Living in the Caribbean we don’t get much of a cold season but the nights have definitely started to draw in and there’s something about cooking while the streetlights blink on outside that makes me gravitate towards soups, stews and generally anything warm that requires minimal chewing.
There are sweet potatoes, and tomatoes in this mix alongside the carrot, making it not only mega-healthy but also beautifully sweet.
Hubby’s on board with the fiber and high vit A/C content of sweet potatoes but not so much with the taste so I make it my challenge to sneak ’em into dishes where they’ll camouflage into the background.
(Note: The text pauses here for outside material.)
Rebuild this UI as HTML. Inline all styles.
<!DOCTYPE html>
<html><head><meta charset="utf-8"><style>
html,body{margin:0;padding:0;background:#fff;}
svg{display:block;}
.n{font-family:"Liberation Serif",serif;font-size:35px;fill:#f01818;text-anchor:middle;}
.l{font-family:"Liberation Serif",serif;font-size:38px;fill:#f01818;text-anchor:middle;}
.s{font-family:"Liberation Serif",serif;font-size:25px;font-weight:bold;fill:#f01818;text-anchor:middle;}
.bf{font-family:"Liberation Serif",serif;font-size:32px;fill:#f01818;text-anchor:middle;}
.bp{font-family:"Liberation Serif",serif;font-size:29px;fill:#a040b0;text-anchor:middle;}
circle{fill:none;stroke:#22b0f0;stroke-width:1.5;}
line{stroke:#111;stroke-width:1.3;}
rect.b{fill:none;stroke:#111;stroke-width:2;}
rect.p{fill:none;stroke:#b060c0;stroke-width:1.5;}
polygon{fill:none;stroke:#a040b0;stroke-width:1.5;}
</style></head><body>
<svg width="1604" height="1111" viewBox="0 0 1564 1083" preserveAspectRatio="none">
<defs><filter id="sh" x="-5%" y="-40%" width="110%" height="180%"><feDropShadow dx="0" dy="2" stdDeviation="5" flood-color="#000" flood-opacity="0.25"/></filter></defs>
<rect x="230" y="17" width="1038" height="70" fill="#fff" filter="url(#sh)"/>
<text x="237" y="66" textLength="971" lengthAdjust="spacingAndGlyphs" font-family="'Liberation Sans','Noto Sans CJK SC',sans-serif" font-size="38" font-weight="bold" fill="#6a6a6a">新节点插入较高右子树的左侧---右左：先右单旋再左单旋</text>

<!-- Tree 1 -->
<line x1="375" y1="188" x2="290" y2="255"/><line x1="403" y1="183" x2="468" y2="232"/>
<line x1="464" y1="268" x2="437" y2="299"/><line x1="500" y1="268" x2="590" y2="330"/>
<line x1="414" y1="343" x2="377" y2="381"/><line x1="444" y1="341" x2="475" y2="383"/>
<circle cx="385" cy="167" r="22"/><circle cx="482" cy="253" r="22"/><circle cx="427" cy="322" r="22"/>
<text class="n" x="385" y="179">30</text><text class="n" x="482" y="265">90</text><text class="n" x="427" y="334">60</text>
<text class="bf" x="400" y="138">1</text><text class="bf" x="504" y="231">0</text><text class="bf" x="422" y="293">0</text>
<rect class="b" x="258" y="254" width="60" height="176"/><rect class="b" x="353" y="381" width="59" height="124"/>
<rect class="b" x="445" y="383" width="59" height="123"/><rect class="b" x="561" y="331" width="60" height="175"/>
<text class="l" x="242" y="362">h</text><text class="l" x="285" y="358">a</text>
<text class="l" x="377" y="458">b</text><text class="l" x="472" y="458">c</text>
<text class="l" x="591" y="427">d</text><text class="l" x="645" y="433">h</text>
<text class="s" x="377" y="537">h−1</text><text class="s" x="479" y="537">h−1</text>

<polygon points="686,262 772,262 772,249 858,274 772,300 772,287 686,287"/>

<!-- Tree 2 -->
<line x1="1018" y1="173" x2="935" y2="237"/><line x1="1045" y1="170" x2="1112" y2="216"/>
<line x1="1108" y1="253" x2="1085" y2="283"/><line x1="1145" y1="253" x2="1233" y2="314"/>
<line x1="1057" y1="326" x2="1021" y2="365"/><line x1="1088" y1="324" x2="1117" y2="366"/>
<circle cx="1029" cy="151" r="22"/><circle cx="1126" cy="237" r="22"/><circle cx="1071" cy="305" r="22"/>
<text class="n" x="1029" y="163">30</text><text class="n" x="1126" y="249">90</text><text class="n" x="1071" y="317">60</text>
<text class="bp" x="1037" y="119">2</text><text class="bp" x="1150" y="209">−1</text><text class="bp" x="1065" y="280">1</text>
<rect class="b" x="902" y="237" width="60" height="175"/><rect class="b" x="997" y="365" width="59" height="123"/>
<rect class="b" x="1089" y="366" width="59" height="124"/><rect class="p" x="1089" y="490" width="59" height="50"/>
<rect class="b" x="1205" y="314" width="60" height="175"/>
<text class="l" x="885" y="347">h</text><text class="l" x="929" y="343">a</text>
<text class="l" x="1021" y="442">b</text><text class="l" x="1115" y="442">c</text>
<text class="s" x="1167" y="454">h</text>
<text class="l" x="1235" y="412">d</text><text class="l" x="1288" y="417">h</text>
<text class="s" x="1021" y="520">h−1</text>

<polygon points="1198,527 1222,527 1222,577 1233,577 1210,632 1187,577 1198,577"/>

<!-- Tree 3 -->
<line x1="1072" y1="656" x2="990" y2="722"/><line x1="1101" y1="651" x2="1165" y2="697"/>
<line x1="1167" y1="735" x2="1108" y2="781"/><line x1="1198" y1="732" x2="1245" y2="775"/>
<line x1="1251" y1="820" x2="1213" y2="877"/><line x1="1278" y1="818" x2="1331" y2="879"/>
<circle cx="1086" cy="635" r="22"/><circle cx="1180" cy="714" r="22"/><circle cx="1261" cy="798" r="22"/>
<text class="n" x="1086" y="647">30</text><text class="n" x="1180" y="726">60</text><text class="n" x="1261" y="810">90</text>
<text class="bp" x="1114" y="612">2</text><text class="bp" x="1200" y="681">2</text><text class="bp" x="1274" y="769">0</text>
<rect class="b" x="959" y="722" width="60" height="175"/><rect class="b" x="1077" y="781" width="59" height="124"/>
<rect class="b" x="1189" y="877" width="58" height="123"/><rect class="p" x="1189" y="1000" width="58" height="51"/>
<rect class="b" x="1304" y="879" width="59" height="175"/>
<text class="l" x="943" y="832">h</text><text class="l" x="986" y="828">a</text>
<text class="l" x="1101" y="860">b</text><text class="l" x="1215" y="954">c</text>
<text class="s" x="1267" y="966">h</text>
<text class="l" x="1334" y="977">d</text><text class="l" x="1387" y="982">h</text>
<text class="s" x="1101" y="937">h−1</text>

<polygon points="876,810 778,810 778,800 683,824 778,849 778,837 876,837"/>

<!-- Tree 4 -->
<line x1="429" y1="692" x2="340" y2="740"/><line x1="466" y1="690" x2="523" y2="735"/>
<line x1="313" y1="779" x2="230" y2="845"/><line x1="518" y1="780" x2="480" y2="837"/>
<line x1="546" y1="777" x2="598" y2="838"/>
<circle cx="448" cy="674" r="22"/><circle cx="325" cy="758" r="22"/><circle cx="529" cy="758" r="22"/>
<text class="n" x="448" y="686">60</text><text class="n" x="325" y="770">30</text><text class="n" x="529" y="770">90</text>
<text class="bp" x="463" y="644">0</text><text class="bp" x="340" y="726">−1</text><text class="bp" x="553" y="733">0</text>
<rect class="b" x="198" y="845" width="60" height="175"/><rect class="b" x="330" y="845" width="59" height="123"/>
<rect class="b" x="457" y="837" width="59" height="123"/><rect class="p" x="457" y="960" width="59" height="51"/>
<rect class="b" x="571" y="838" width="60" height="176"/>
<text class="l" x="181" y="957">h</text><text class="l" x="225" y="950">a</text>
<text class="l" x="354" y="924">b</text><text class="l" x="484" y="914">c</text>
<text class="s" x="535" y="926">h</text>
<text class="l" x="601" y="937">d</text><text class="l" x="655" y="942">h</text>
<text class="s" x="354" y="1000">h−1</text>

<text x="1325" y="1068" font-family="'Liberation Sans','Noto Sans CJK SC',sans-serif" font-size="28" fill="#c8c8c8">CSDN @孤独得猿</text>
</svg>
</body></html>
In the right circumstances the humble sweet potato can be one wily vegetable.
Carrot and Cumin Soup (serves two hungry people or three not quite so ravenous)
- 3 large carrots – peeled and roughly sliced
- 2 stalks of celery, chopped
- 2 cups diced sweet potato or about half a large potato
- half a large, white onion
- 1 clove of garlic
- a handful of fresh, chopped parsley
- 8 small cherry tomatoes, diced
- 2 cups vegetable (or chicken) low-salt broth
- 1 tbsp olive oil
- 1 tbsp cumin
- Heat the olive oil in a large saucepan
- Crush in the garlic clove and add the onion. Lightly fry for 2-3 minutes til the onions are translucent
- Add the tomatoes, stir and let fry for another minute. Season with a smattering of black pepper and salt
- Add the stock, celery, carrots, sweet potato and parsley
- Bring to the boil then leave to simmer, covered, for 35 minutes
- Remove from heat and add the mix to a blender
- Whizz until chunky*
- Return to pan and stir in the cumin
- Serve (with delicious chunky, grainy bread if you have it)
*you don’t want it completely smooth, more like lumpy. Think vomit consistency – you’re welcome!